さあ、いよいよ本日、宿泊する町家「千鳥」に着きました。江戸時代に建てられた「かぐら建て」の町家ですが、暗証番号でワンタッチで入ることができてオートロックになっています。江戸時代や明治のころからの町家に実際に泊まるのはどんな感じなんだろうと思いましたが、現代の家屋以上に快適で心地よくて最高でした。

すべてモダンに新しく快適な作りになっているのですが、昔ながらのしっかりした梁や格子などはそのまま大切に残してあり、江戸時代に流れていた時間の記憶が温もりとなって包み込んでくれます。

「嘉永元年」という、当時の棟梁の手書きのサインの残る柱がそのままに残されていました。建築に厚みがあるというか、防音もしっかりとしており、空調も快適で暑すぎず寒すぎず、床暖房まであって、真冬の一月に泊まっても暖かく快適に過ごせました。お庭には笏谷石が青く光り、お風呂は総檜のお風呂で、気分がやすらぐ檜の香りに包まれて入浴することができます。

二階にあがると三国湊の最大の豪奢な祭り、毎年5月19日から21日に行われる三國神社の例大祭である「三國まつり」の巨大な高さ6mにも及ぶ武者人形の山車を、二階の窓から歌舞伎の花道のように目前で見られるつくりとなっています。三國の華である「三國まつり」は、街中が祭り一色になり湧きたちます。「千鳥」のテーマが「三國まつり」というのも納得です。四季を通じて、現代と昔の交差する三国時間の美しさを感じられ「オーベルジュほまち三國湊」を堪能できるお部屋です。

【おすすめ⑦】レトロなまち歩きも楽しい!

  • レトロな通り
  • 旧森田銀行本店
  • 三國バーガーの食べられる三國湊座

「オーベルジュほまち 三國湊」のフロント棟近辺には、レンタサイクルを貸し出す三国湊町家館や、材木商の岸名家が代々住んでいた町家「岸名家」、海運業をいとなみ、北前船の交易で莫大な財をなした豪商森田家の創業した銀行「旧森田銀行本店」。そして、美味しいものもいっぱいあって、名産のらっきょうの入ったハンバーガー「三國バーガー」の食べられる「三國湊座」、三国を代表するお菓子のひとつ「酒まんじゅう」の「にしさか」、「小山屋」。世界観のある街並みの中にぎゅっと魅力が濃縮している三國湊。
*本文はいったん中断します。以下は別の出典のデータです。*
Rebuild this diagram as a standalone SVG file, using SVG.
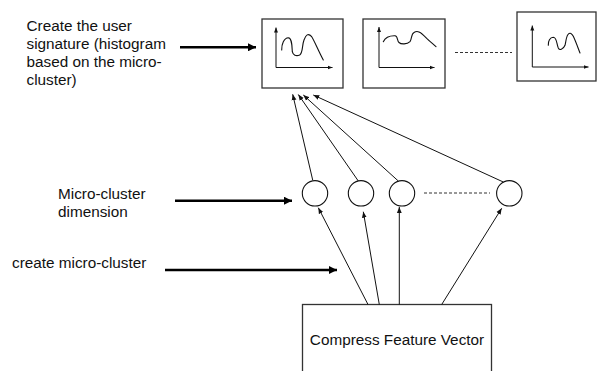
<svg xmlns="http://www.w3.org/2000/svg" width="597" height="371" viewBox="0 0 597 371">
<style>
text{font-family:"Liberation Sans",Arial,sans-serif;font-size:15.3px;fill:#111}
.box{fill:#fff;stroke:#333;stroke-width:1.3}
.ax{stroke:#111;stroke-width:1;fill:none}
.crv{stroke:#111;stroke-width:1.1;fill:none;stroke-linecap:round;stroke-linejoin:round}
.circ{fill:#fff;stroke:#111;stroke-width:1.1}
.thin{stroke:#111;stroke-width:1;fill:none}
.thick{stroke:#000;stroke-width:2.6;fill:none}
.dash{stroke:#333;stroke-width:1;stroke-dasharray:3,2;fill:none}
</style>
<defs>
<marker id="ah" viewBox="0 0 10 10" refX="10" refY="5" markerWidth="6" markerHeight="6" markerUnits="userSpaceOnUse" orient="auto"><path d="M0,1 L10,5 L0,9 z" fill="#111"/></marker>
<marker id="ahs" viewBox="0 0 10 10" refX="10" refY="5" markerWidth="5" markerHeight="5" markerUnits="userSpaceOnUse" orient="auto"><path d="M0,1 L10,5 L0,9 z" fill="#111"/></marker>
<marker id="ahb" viewBox="0 0 10 10" refX="10" refY="5" markerWidth="9" markerHeight="8" markerUnits="userSpaceOnUse" orient="auto"><path d="M0,0 L10,5 L0,10 z" fill="#000"/></marker>
</defs>

<g id="label-signature">
<text x="26.5" y="30.5">Create the user</text>
<text x="26.5" y="48.5">signature (histogram</text>
<text x="26.5" y="66.5">based on the micro-</text>
<text x="26.5" y="84.5">cluster)</text>
</g>
<g id="label-dimension">
<text x="58" y="198.5">Micro-cluster</text>
<text x="58" y="216.5">dimension</text>
</g>
<g id="label-create">
<text x="12" y="267.5">create micro-cluster</text>
</g>

<g id="hist1">
<rect class="box" x="262" y="19" width="81" height="69"/>
<path class="ax" d="M276,67.5 V27.5" marker-end="url(#ahs)"/>
<path class="ax" d="M276,67.5 H332.5" marker-end="url(#ahs)"/>
<path class="crv" d="M281.7,50 C281.5,44 284,38 288.3,37.7 C292,38 292,46 292.3,51.7 C293,55 296,56.5 299.7,55 C303,53 302,45 304,40 C306,35 308,32.5 311.7,36.7 C314,40 318,50 323.3,60"/>
</g>
<g id="hist2">
<rect class="box" x="363" y="19" width="82" height="69"/>
<path class="ax" d="M379,67.5 V27" marker-end="url(#ahs)"/>
<path class="ax" d="M379,67.5 H434.5" marker-end="url(#ahs)"/>
<path class="crv" d="M383.3,41.7 C385,38 389,35.5 395,35.7 C398,36 397,41 399,42.5 C401,44.5 407,44.5 410,41.7 C412,39 411,34 414,32.5 C417,30.5 420,31 426.7,38.3 C430,41.5 433,44 436,46.7"/>
</g>
<g id="dots-hist">
<line class="dash" x1="455" y1="52.5" x2="512" y2="52.5"/>
</g>
<g id="hist3">
<rect class="box" x="517" y="12" width="79" height="69"/>
<path class="ax" d="M532.3,67 V25.5" marker-end="url(#ahs)"/>
<path class="ax" d="M532.3,67 H588.5" marker-end="url(#ahs)"/>
<path class="crv" d="M548.3,45.3 C548,41 550,37.5 553.3,37.3 C557,37.3 556.5,44 558.3,48 C559.5,50.5 563,50 565,45.3 C566,42 566,37 568,34.5 C570,32 572,33.5 573.3,36.3 C576,42 578,48 580,53"/>
</g>

<g id="mc1"><circle class="circ" cx="315" cy="193.3" r="12.7"/></g>
<g id="mc2"><circle class="circ" cx="361" cy="193.3" r="12.7"/></g>
<g id="mc3"><circle class="circ" cx="402" cy="193.3" r="12.7"/></g>
<g id="dots-mc"><line class="dash" x1="424" y1="193" x2="490" y2="193"/></g>
<g id="mc4"><circle class="circ" cx="509.3" cy="193.3" r="12.7"/></g>

<g id="compress">
<rect class="box" x="302.5" y="304.5" width="189" height="80"/>
<text x="397" y="345" text-anchor="middle">Compress Feature Vector</text>
</g>

<g id="connectors">
<line class="thick" x1="180" y1="47.3" x2="256" y2="47.3" marker-end="url(#ahb)"/>
<line class="thick" x1="175" y1="200.7" x2="292" y2="200.7" marker-end="url(#ahb)"/>
<line class="thick" x1="165" y1="270" x2="337" y2="270" marker-end="url(#ahb)"/>

<line class="thin" x1="312.7" y1="180" x2="292.7" y2="94.3" marker-end="url(#ah)"/>
<line class="thin" x1="358.3" y1="181" x2="298.3" y2="94.5" marker-end="url(#ah)"/>
<line class="thin" x1="398.3" y1="181" x2="303.3" y2="95" marker-end="url(#ah)"/>
<line class="thin" x1="503.3" y1="182" x2="313.3" y2="95" marker-end="url(#ah)"/>

<line class="thin" x1="368" y1="304.5" x2="318.3" y2="207.7" marker-end="url(#ah)"/>
<line class="thin" x1="379.3" y1="304.5" x2="363.3" y2="211.7" marker-end="url(#ah)"/>
<line class="thin" x1="399.3" y1="304.5" x2="399.3" y2="207" marker-end="url(#ah)"/>
<line class="thin" x1="441.7" y1="304.5" x2="501.7" y2="208.3" marker-end="url(#ah)"/>
</g>
</svg>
ぜひ、まち歩きもお楽しみください。


ラグジュアリーのなかにも、キッチンや最新式のドラム式洗濯機も備えられて「暮らすように泊まれる」ので、できれば連泊されてみて、日常の空気感をゆっくりと体感していただけると、魅力がさらに伝わると思います。町家は、想像していた従来の古民家とは全く違って、細やかさがあって、あまりの快適さに、ずっと暮らしてみたくなるほどです。

忙しい毎日のなかで、一棟貸しのレトロ贅沢な時間と福井のガストロノミーと、巨匠のフレンチのコラボの美食を、ご自身へのご褒美にいかがでしょうか。